November 11, formerly observed in the
United States in commemoration of the signing of the armistice ending World War I in 1918. Since 1954 it has been incorporated into the observances of Veterans
Day.
-- American Heritage
Dictionary, 4th Edition
EXAMPLE:
"So this book is a sidewalk strewn with junk,
trash which I throw over my shoulders as I travel in time back to November eleventh, nineteen hundred and twenty-two.

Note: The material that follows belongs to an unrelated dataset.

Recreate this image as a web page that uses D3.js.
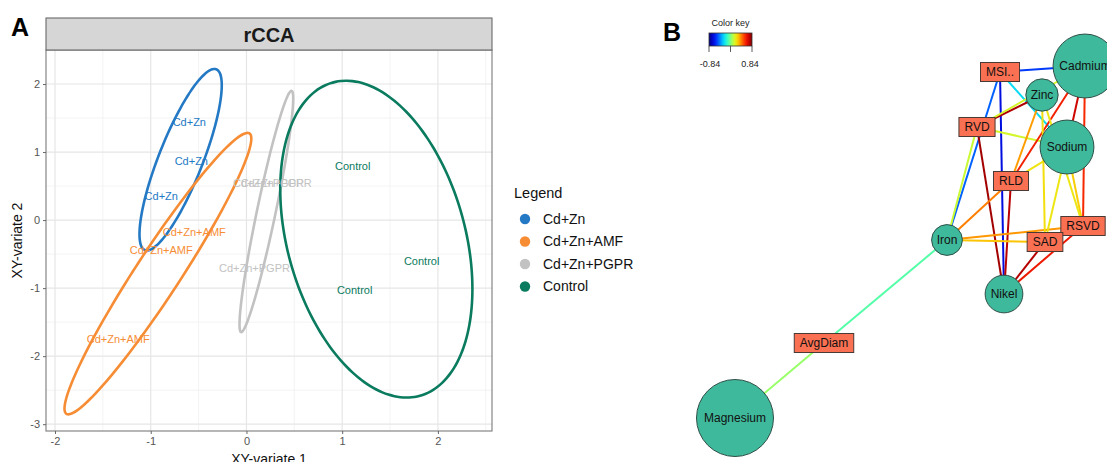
<!DOCTYPE html>
<html>
<head>
<meta charset="utf-8">
<script src="https://cdn.jsdelivr.net/npm/d3@7"></script>
<style>
  body { margin: 0; background: #fff; }
  svg { display: block; font-family: "Liberation Sans", Arial, sans-serif; }
</style>
</head>
<body>
<svg id="chart" width="1107" height="462"></svg>
<script>
// ---- panel A data (rCCA sample plot) ----
const groups = ["Cd+Zn", "Cd+Zn+AMF", "Cd+Zn+PGPR", "Control"];
const groupColors = ["#2479c5", "#f68d35", "#c2c2c2", "#0a7b5e"];
const sampleGroup = ["Cd+Zn", "Cd+Zn", "Cd+Zn",
  "Cd+Zn+AMF", "Cd+Zn+AMF", "Cd+Zn+AMF",
  "Cd+Zn+PGPR", "Cd+Zn+PGPR", "Cd+Zn+PGPR",
  "Control", "Control", "Control"];
const sampleX = [-0.597, -0.576, -0.89, -0.545, -0.89, -1.34, 0.23, 0.31, 0.084, 1.11, 1.83, 1.13];
const sampleY = [1.44, 0.87, 0.35, -0.17, -0.44, -1.75, 0.55, 0.54, -0.71, 0.79, -0.60, -1.03];
const xTicks = [-2, -1, 0, 1, 2];
const yTicks = [-3, -2, -1, 0, 1, 2];
const ellipseLevel = 0.95;

// ---- panel B data (relevance network) ----
const nodeNames = ["Cadmium", "Zinc", "Sodium", "Iron", "Nikel", "Magnesium",
  "MSI..", "RVD", "RLD", "RSVD", "SAD", "AvgDiam"];
const nodeType = ["X", "X", "X", "X", "X", "X", "Y", "Y", "Y", "Y", "Y", "Y"];
const nodeWeight = [0.83, 0.42, 0.70, 0.40, 0.49, 1.0, 0, 0, 0, 0, 0, 0];
// layout coordinates (0-100 layout space)
const layoutX = [96.25, 85.5, 91.75, 61.75, 76, 8.75, 75, 69.25, 77.75, 95.75, 86.25, 31];
const layoutY = [9, 16.25, 29.25, 52.5, 66, 97, 10.5, 24.25, 37.75, 49, 53, 78.25];
const edgeFrom = ["AvgDiam", "AvgDiam", "MSI..", "MSI..", "MSI..", "MSI..",
  "RVD", "RVD", "RVD", "RVD", "RVD",
  "RLD", "RLD", "RLD", "RLD", "RLD",
  "RSVD", "RSVD", "RSVD", "RSVD", "RSVD",
  "SAD", "SAD", "SAD", "SAD", "Cadmium"];
const edgeTo = ["Iron", "Magnesium", "Iron", "Cadmium", "Sodium", "Nikel",
  "Iron", "Zinc", "Cadmium", "Sodium", "Nikel",
  "Zinc", "Cadmium", "Sodium", "Iron", "Nikel",
  "Cadmium", "Sodium", "Zinc", "Iron", "Nikel",
  "Zinc", "Sodium", "Iron", "Nikel", "Sodium"];
const edgeValue = [-0.07, 0.04, -0.47, -0.54, -0.25, -0.66,
  0.13, 0.76, 0.15, 0.15, 0.78,
  0.37, 0.60, 0.23, 0.42, 0.74,
  0.58, 0.28, 0.22, 0.38, 0.62,
  0.24, 0.22, 0.30, 0.75, 0.70];
const keyRange = [-0.84, 0.84];

var svg = d3.select("#chart");

// ================= Panel A =================
const pLeft = 46, pRight = 492, pTop = 50, pBottom = 431;
var x = d3.scaleLinear().domain([-2.094, 2.565]).range([pLeft, pRight]);
var y = d3.scaleLinear().domain([-3.1, 2.5]).range([pBottom, pTop]);
var color = d3.scaleOrdinal().domain(groups).range(groupColors);

svg.append("text").text("A")
  .attr("x", 11).attr("y", 36)
  .attr("font-size", 25).attr("font-weight", "bold");

var panel = svg.append("g");
panel.append("rect")
  .attr("x", pLeft).attr("y", pTop).attr("width", pRight - pLeft).attr("height", pBottom - pTop)
  .attr("fill", "#fff");

// minor grid then major grid
var minorX = d3.range(-2.5, 3, 1).filter(v => x(v) > pLeft && x(v) < pRight);
var minorY = d3.range(-2.5, 3, 1).filter(v => y(v) < pBottom && y(v) > pTop);
panel.selectAll(".mgx").data(minorX).join("line")
  .attr("x1", d => x(d)).attr("x2", d => x(d)).attr("y1", pTop).attr("y2", pBottom)
  .attr("stroke", "#f0f0f0").attr("stroke-width", 0.8);
panel.selectAll(".mgy").data(minorY).join("line")
  .attr("y1", d => y(d)).attr("y2", d => y(d)).attr("x1", pLeft).attr("x2", pRight)
  .attr("stroke", "#f0f0f0").attr("stroke-width", 0.8);
panel.selectAll(".gx").data(xTicks).join("line")
  .attr("x1", d => x(d)).attr("x2", d => x(d)).attr("y1", pTop).attr("y2", pBottom)
  .attr("stroke", "#e6e6e6").attr("stroke-width", 1.2);
panel.selectAll(".gy").data(yTicks).join("line")
  .attr("y1", d => y(d)).attr("y2", d => y(d)).attr("x1", pLeft).attr("x2", pRight)
  .attr("stroke", "#e6e6e6").attr("stroke-width", 1.2);

// confidence ellipses (same as mixOmics: chi-square 95%, from the sample covariance)
const radius = Math.sqrt(-2 * Math.log(1 - ellipseLevel));
function ellipse(pts) {
  const n = pts.length;
  const mx = d3.mean(pts, p => p[0]), my = d3.mean(pts, p => p[1]);
  let sxx = 0, syy = 0, sxy = 0;
  pts.forEach(p => {
    sxx += (p[0] - mx) * (p[0] - mx);
    syy += (p[1] - my) * (p[1] - my);
    sxy += (p[0] - mx) * (p[1] - my);
  });
  sxx /= (n - 1); syy /= (n - 1); sxy /= (n - 1);
  // cholesky of the 2x2 covariance
  const a = Math.sqrt(sxx), b = sxy / a, c = Math.sqrt(Math.max(syy - b * b, 0));
  return d3.range(0, 100).map(i => {
    const t = i / 100 * 2 * Math.PI;
    const u = Math.cos(t) * radius, v = Math.sin(t) * radius;
    return [mx + a * u, my + b * u + c * v];
  });
}

var samples = sampleX.map((d, i) => ({ x: d, y: sampleY[i], group: sampleGroup[i] }));
var ellLine = d3.line().x(d => x(d[0])).y(d => y(d[1])).curve(d3.curveCardinalClosed);

var clip = svg.append("clipPath").attr("id", "clipA");
clip.append("rect").attr("x", pLeft).attr("y", pTop).attr("width", pRight - pLeft).attr("height", pBottom - pTop);

var plotG = panel.append("g").attr("clip-path", "url(#clipA)");
plotG.selectAll(".ell").data(groups).join("path")
  .attr("d", g => ellLine(ellipse(samples.filter(s => s.group === g).map(s => [s.x, s.y]))))
  .attr("fill", "none")
  .attr("stroke", g => color(g))
  .attr("stroke-width", 2.6);

plotG.selectAll(".lab").data(samples).join("text")
  .text(d => d.group)
  .attr("x", d => x(d.x)).attr("y", d => y(d.y))
  .attr("text-anchor", "middle").attr("dy", "0.35em")
  .attr("font-size", 11)
  .attr("fill", d => color(d.group));

// panel border
panel.append("rect")
  .attr("x", pLeft).attr("y", pTop).attr("width", pRight - pLeft).attr("height", pBottom - pTop)
  .attr("fill", "none").attr("stroke", "#7a7a7a").attr("stroke-width", 1.1);

// strip
svg.append("rect")
  .attr("x", pLeft).attr("y", 18).attr("width", pRight - pLeft).attr("height", pTop - 18)
  .attr("fill", "#d6d6d6").attr("stroke", "#6a6a6a").attr("stroke-width", 1.1);
svg.append("text").text("rCCA")
  .attr("x", (pLeft + pRight) / 2).attr("y", 35)
  .attr("text-anchor", "middle").attr("dy", "0.35em")
  .attr("font-size", 20).attr("font-weight", "bold").attr("fill", "#1a1a1a");

// axes
var xAxis = svg.append("g").attr("transform", "translate(0," + pBottom + ")")
  .call(d3.axisBottom(x).tickValues(xTicks).tickSize(3).tickPadding(3).tickFormat(d => String(d)));
var yAxis = svg.append("g").attr("transform", "translate(" + pLeft + ",0)")
  .call(d3.axisLeft(y).tickValues(yTicks).tickSize(3).tickPadding(3).tickFormat(d => String(d)));
[xAxis, yAxis].forEach(a => {
  a.select(".domain").remove();
  a.selectAll(".tick line").attr("stroke", "#666");
  a.selectAll(".tick text").attr("fill", "#555").attr("font-size", 11)
    .attr("font-family", "Liberation Sans, Arial, sans-serif");
});

svg.append("text").text("XY-variate 1")
  .attr("x", (pLeft + pRight) / 2).attr("y", 464)
  .attr("text-anchor", "middle").attr("font-size", 14).attr("fill", "#111");
svg.append("text").text("XY-variate 2")
  .attr("transform", "translate(22," + ((pTop + pBottom) / 2) + ") rotate(-90)")
  .attr("text-anchor", "middle").attr("font-size", 14).attr("fill", "#111");

// legend
var legend = svg.append("g").attr("transform", "translate(514,193)");
legend.append("text").text("Legend")
  .attr("x", 0).attr("y", 0).attr("dy", "0.35em")
  .attr("font-size", 14.5).attr("fill", "#111");
var li = legend.selectAll(".li").data(groups).join("g")
  .attr("transform", (d, i) => "translate(0," + (26 + i * 22.5) + ")");
li.append("circle").attr("cx", 11).attr("cy", 0).attr("r", 5.2).attr("fill", d => color(d));
li.append("text").text(d => d)
  .attr("x", 29).attr("y", 0).attr("dy", "0.35em")
  .attr("font-size", 14).attr("fill", "#111");

// ================= Panel B =================
svg.append("text").text("B")
  .attr("x", 663).attr("y", 41)
  .attr("font-size", 25).attr("font-weight", "bold");

var jet = d3.interpolateRgbBasis(["#00007F", "#0000FF", "#007FFF", "#00FFFF", "#7FFF7F",
  "#FFFF00", "#FF7F00", "#FF0000", "#7F0000"]);
var edgeColor = d3.scaleSequential(jet).domain(keyRange);

// color key
var key = svg.append("g");
var keyX = d3.scaleLinear().domain(keyRange).range([709, 752]);
var grad = svg.append("defs").append("linearGradient").attr("id", "keyGrad");
grad.selectAll("stop").data(d3.range(0, 1.001, 0.05)).join("stop")
  .attr("offset", d => d)
  .attr("stop-color", d => jet(d));
key.append("text").text("Color key")
  .attr("x", (keyX.range()[0] + keyX.range()[1]) / 2).attr("y", 23).attr("dy", "0.35em")
  .attr("text-anchor", "middle").attr("font-size", 9).attr("fill", "#222");
key.append("rect")
  .attr("x", keyX.range()[0]).attr("y", 33)
  .attr("width", keyX.range()[1] - keyX.range()[0]).attr("height", 13)
  .attr("fill", "url(#keyGrad)").attr("stroke", "#333").attr("stroke-width", 0.8);
key.selectAll(".kt").data([keyRange[0], 0, keyRange[1]]).join("line")
  .attr("x1", d => keyX(d)).attr("x2", d => keyX(d)).attr("y1", 46).attr("y2", 52)
  .attr("stroke", "#333").attr("stroke-width", 0.8);
key.selectAll(".kl").data(keyRange).join("text")
  .text(d => d.toFixed(2))
  .attr("x", d => keyX(d) + (d < 0 ? 1 : -2)).attr("y", 64).attr("dy", "0.35em")
  .attr("text-anchor", "middle").attr("font-size", 9).attr("fill", "#222");

// network
var bx = d3.scaleLinear().domain([0, 100]).range([700, 1100]);
var by = d3.scaleLinear().domain([0, 100]).range([30, 430]);
var rScale = d3.scaleLinear().domain([0, 1]).range([0, 38.5]);

var nodes = nodeNames.map((n, i) => ({ name: n, type: nodeType[i], w: nodeWeight[i], lx: layoutX[i], ly: layoutY[i] }));
var byName = {};
nodes.forEach(n => byName[n.name] = n);
var links = edgeFrom.map((s, i) => ({ source: byName[s], target: byName[edgeTo[i]], value: edgeValue[i] }));

svg.append("g").selectAll("line").data(links).join("line")
  .attr("x1", d => bx(d.source.lx)).attr("y1", d => by(d.source.ly))
  .attr("x2", d => bx(d.target.lx)).attr("y2", d => by(d.target.ly))
  .attr("stroke", d => edgeColor(d.value))
  .attr("stroke-width", 2);

var nodeG = svg.append("g").selectAll("g").data(nodes).join("g")
  .attr("transform", d => "translate(" + bx(d.lx) + "," + by(d.ly) + ")");

nodeG.filter(d => d.type === "X").append("circle")
  .attr("r", d => rScale(d.w))
  .attr("fill", "#3fb99b").attr("stroke", "#2f4f47").attr("stroke-width", 1);

nodeG.append("text").text(d => d.name)
  .attr("text-anchor", "middle").attr("dy", "0.36em")
  .attr("font-size", 12).attr("fill", "#111");

// rectangles for the Y variables, sized by their label
nodeG.filter(d => d.type === "Y").each(function () {
  var g = d3.select(this);
  var w = g.select("text").node().getComputedTextLength() + 11;
  g.insert("rect", "text")
    .attr("x", -w / 2).attr("y", -9.5).attr("width", w).attr("height", 19)
    .attr("fill", "#fa7052").attr("stroke", "#4a3a36").attr("stroke-width", 1);
});
</script>
</body>
</html>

"I will come to a time in my backwards trip when November eleventh, accidentally my birthday, was a sacred
day called Armistice
Day. When I was a boy . . . all the
people of all the nations which had fought in the First World War were silent during the eleventh minute of the eleventh hour of Armistice
Day, which was the eleventh
day of the eleventh month.
"It was during that minute in nineteen hundred and eighteen, that millions upon millions of human beings stopped butchering one another. I have talked to old men who were on battlefields during that minute. They have told me in one way or another that the sudden silence was the voice of
God. So we still have among us some men who can remember when
God spoke clearly to mankind.
"Armistice
Day has become Veterans' Day. Armistice Day was sacred. Veterans' Day is not.
"So I will throw Veterans' Day over my shoulder. Armistice Day I will keep. I
don't want to throw away any sacred things.
"What else is sacred? Oh, "Romeo and
Juliet", for instance.
"And all music is."
-- From Kurt Vonnegut's 1973 novel "Breakfast of Champions" -- Preface (page 6).